* _Given request_: Copy the lines of the data below exactly, starting at the first and stopping after the line that contains "-26.7, -29.6, -35.4, -40.4, -47.5, -54.2, -62.1, -67.9, -72.9]"; include no pictures.

─── Data shown

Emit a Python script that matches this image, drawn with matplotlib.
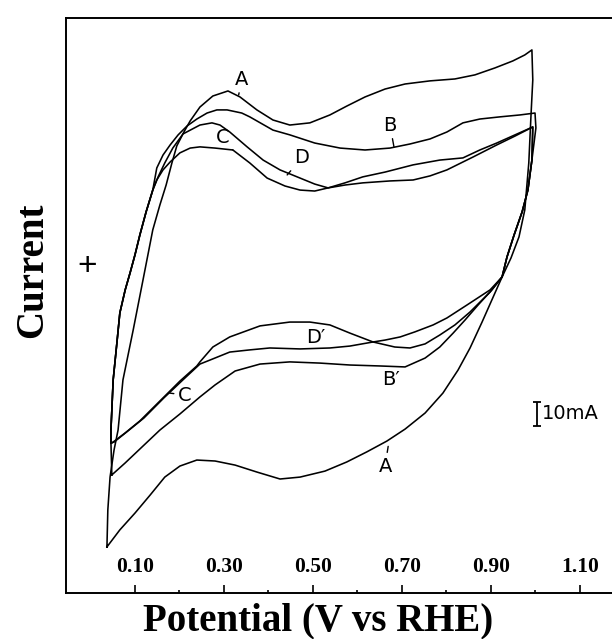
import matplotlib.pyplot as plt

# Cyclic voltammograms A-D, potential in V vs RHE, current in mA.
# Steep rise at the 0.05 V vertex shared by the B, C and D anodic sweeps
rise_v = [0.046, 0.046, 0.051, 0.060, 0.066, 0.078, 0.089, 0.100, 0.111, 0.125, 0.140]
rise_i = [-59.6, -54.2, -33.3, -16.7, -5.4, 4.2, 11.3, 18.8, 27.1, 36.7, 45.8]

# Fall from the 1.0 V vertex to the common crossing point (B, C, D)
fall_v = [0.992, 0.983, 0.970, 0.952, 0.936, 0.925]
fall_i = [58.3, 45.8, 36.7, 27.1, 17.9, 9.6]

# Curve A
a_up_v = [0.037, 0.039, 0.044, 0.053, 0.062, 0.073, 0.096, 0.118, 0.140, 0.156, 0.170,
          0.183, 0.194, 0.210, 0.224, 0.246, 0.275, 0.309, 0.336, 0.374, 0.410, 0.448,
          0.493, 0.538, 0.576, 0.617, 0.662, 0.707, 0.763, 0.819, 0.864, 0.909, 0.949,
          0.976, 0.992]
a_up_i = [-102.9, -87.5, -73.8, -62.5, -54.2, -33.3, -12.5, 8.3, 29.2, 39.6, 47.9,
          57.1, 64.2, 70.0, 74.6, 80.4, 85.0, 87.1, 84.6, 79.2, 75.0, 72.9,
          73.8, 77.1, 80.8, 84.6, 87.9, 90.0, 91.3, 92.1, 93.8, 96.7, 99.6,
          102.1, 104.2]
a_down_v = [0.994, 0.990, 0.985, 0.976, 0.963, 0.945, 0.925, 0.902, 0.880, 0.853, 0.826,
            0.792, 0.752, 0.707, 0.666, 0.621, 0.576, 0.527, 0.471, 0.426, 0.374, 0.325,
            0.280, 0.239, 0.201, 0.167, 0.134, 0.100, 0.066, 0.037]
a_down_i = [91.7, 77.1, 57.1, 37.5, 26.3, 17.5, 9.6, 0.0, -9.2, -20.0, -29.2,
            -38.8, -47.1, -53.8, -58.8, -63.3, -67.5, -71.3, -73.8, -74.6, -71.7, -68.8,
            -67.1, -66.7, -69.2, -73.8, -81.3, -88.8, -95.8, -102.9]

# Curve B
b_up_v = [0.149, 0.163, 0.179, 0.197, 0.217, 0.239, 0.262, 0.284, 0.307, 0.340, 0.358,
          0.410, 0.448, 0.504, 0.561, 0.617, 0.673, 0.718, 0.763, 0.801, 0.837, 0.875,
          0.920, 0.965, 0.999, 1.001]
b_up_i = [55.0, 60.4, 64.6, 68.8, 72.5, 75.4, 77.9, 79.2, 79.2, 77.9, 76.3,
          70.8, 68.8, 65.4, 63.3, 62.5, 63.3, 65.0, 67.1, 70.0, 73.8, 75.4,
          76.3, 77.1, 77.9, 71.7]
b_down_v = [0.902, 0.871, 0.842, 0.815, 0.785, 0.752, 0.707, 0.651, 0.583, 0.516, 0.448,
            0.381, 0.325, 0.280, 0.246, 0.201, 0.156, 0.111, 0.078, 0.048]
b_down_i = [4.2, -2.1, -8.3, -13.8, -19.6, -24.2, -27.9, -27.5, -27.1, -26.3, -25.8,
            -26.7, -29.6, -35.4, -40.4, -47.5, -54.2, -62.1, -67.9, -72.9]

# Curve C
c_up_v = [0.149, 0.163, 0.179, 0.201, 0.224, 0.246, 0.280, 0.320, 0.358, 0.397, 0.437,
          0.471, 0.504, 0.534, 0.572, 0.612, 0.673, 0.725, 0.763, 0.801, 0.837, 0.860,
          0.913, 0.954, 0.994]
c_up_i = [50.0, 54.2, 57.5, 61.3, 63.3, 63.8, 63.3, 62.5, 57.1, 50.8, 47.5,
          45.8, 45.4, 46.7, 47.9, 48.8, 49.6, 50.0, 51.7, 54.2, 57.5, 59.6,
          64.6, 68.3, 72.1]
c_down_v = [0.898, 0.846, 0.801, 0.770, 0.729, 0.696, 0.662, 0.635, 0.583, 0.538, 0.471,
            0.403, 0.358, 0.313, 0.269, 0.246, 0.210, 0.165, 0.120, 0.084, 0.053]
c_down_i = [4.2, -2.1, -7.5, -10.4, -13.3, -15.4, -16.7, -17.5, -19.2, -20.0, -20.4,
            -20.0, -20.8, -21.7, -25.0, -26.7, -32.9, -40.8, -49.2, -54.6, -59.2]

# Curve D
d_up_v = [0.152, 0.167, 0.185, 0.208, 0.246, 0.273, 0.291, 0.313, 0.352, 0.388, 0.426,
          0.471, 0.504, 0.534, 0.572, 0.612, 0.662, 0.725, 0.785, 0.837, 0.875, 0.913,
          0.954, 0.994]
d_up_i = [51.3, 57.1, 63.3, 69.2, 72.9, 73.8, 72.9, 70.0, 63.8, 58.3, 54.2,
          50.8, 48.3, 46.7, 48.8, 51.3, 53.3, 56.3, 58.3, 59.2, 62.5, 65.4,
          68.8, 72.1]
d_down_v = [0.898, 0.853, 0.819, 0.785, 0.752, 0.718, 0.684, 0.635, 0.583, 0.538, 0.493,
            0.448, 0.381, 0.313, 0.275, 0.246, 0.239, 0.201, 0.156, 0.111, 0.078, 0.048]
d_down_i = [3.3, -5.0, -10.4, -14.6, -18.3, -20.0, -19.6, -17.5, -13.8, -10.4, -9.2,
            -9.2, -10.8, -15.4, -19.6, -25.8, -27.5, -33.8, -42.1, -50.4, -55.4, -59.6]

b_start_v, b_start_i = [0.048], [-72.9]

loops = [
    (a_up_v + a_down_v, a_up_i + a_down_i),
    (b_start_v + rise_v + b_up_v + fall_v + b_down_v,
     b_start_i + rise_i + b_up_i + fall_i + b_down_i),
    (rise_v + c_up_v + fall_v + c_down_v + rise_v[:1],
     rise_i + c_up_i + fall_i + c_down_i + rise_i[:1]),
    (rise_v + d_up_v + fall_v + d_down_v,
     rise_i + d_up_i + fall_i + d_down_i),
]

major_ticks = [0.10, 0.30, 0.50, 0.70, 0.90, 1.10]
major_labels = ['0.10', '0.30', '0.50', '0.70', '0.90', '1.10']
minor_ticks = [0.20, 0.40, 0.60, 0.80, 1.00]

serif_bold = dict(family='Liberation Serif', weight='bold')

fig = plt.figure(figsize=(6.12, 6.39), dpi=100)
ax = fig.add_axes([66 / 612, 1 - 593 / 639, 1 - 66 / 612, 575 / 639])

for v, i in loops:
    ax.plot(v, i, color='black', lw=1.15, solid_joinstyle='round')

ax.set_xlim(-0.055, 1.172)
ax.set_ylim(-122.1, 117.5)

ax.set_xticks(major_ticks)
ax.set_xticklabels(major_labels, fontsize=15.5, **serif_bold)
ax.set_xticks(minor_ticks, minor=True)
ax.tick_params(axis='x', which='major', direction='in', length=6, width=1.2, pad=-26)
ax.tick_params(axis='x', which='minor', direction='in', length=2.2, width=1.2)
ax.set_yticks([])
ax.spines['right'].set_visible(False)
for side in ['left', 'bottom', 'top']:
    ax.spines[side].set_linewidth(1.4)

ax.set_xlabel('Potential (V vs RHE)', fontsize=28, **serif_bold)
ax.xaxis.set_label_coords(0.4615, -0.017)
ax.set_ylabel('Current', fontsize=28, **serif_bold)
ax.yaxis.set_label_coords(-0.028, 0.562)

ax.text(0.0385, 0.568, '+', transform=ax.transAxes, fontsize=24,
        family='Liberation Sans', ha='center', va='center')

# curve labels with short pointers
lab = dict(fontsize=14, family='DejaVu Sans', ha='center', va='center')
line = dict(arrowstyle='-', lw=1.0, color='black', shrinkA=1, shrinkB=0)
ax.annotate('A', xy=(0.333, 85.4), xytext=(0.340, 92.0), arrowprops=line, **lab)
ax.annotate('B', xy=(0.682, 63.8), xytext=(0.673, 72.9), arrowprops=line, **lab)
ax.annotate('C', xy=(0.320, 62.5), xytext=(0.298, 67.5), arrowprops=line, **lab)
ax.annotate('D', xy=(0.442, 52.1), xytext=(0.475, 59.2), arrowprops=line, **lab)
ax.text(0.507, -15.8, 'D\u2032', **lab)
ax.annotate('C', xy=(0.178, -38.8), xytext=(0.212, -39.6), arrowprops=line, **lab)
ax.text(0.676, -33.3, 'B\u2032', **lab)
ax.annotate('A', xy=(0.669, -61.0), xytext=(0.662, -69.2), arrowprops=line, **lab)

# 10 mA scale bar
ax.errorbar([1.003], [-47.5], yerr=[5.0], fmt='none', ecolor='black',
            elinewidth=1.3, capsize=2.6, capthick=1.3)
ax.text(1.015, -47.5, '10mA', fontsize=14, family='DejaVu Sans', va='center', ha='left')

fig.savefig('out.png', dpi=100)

──────

* _Expected answer_:
Emit a Python script that matches this image, drawn with matplotlib.
import matplotlib.pyplot as plt

# Cyclic voltammograms A-D, potential in V vs RHE, current in mA.
# Steep rise at the 0.05 V vertex shared by the B, C and D anodic sweeps
rise_v = [0.046, 0.046, 0.051, 0.060, 0.066, 0.078, 0.089, 0.100, 0.111, 0.125, 0.140]
rise_i = [-59.6, -54.2, -33.3, -16.7, -5.4, 4.2, 11.3, 18.8, 27.1, 36.7, 45.8]

# Fall from the 1.0 V vertex to the common crossing point (B, C, D)
fall_v = [0.992, 0.983, 0.970, 0.952, 0.936, 0.925]
fall_i = [58.3, 45.8, 36.7, 27.1, 17.9, 9.6]

# Curve A
a_up_v = [0.037, 0.039, 0.044, 0.053, 0.062, 0.073, 0.096, 0.118, 0.140, 0.156, 0.170,
          0.183, 0.194, 0.210, 0.224, 0.246, 0.275, 0.309, 0.336, 0.374, 0.410, 0.448,
          0.493, 0.538, 0.576, 0.617, 0.662, 0.707, 0.763, 0.819, 0.864, 0.909, 0.949,
          0.976, 0.992]
a_up_i = [-102.9, -87.5, -73.8, -62.5, -54.2, -33.3, -12.5, 8.3, 29.2, 39.6, 47.9,
          57.1, 64.2, 70.0, 74.6, 80.4, 85.0, 87.1, 84.6, 79.2, 75.0, 72.9,
          73.8, 77.1, 80.8, 84.6, 87.9, 90.0, 91.3, 92.1, 93.8, 96.7, 99.6,
          102.1, 104.2]
a_down_v = [0.994, 0.990, 0.985, 0.976, 0.963, 0.945, 0.925, 0.902, 0.880, 0.853, 0.826,
            0.792, 0.752, 0.707, 0.666, 0.621, 0.576, 0.527, 0.471, 0.426, 0.374, 0.325,
            0.280, 0.239, 0.201, 0.167, 0.134, 0.100, 0.066, 0.037]
a_down_i = [91.7, 77.1, 57.1, 37.5, 26.3, 17.5, 9.6, 0.0, -9.2, -20.0, -29.2,
            -38.8, -47.1, -53.8, -58.8, -63.3, -67.5, -71.3, -73.8, -74.6, -71.7, -68.8,
            -67.1, -66.7, -69.2, -73.8, -81.3, -88.8, -95.8, -102.9]

# Curve B
b_up_v = [0.149, 0.163, 0.179, 0.197, 0.217, 0.239, 0.262, 0.284, 0.307, 0.340, 0.358,
          0.410, 0.448, 0.504, 0.561, 0.617, 0.673, 0.718, 0.763, 0.801, 0.837, 0.875,
          0.920, 0.965, 0.999, 1.001]
b_up_i = [55.0, 60.4, 64.6, 68.8, 72.5, 75.4, 77.9, 79.2, 79.2, 77.9, 76.3,
          70.8, 68.8, 65.4, 63.3, 62.5, 63.3, 65.0, 67.1, 70.0, 73.8, 75.4,
          76.3, 77.1, 77.9, 71.7]
b_down_v = [0.902, 0.871, 0.842, 0.815, 0.785, 0.752, 0.707, 0.651, 0.583, 0.516, 0.448,
            0.381, 0.325, 0.280, 0.246, 0.201, 0.156, 0.111, 0.078, 0.048]
b_down_i = [4.2, -2.1, -8.3, -13.8, -19.6, -24.2, -27.9, -27.5, -27.1, -26.3, -25.8,
            -26.7, -29.6, -35.4, -40.4, -47.5, -54.2, -62.1, -67.9, -72.9]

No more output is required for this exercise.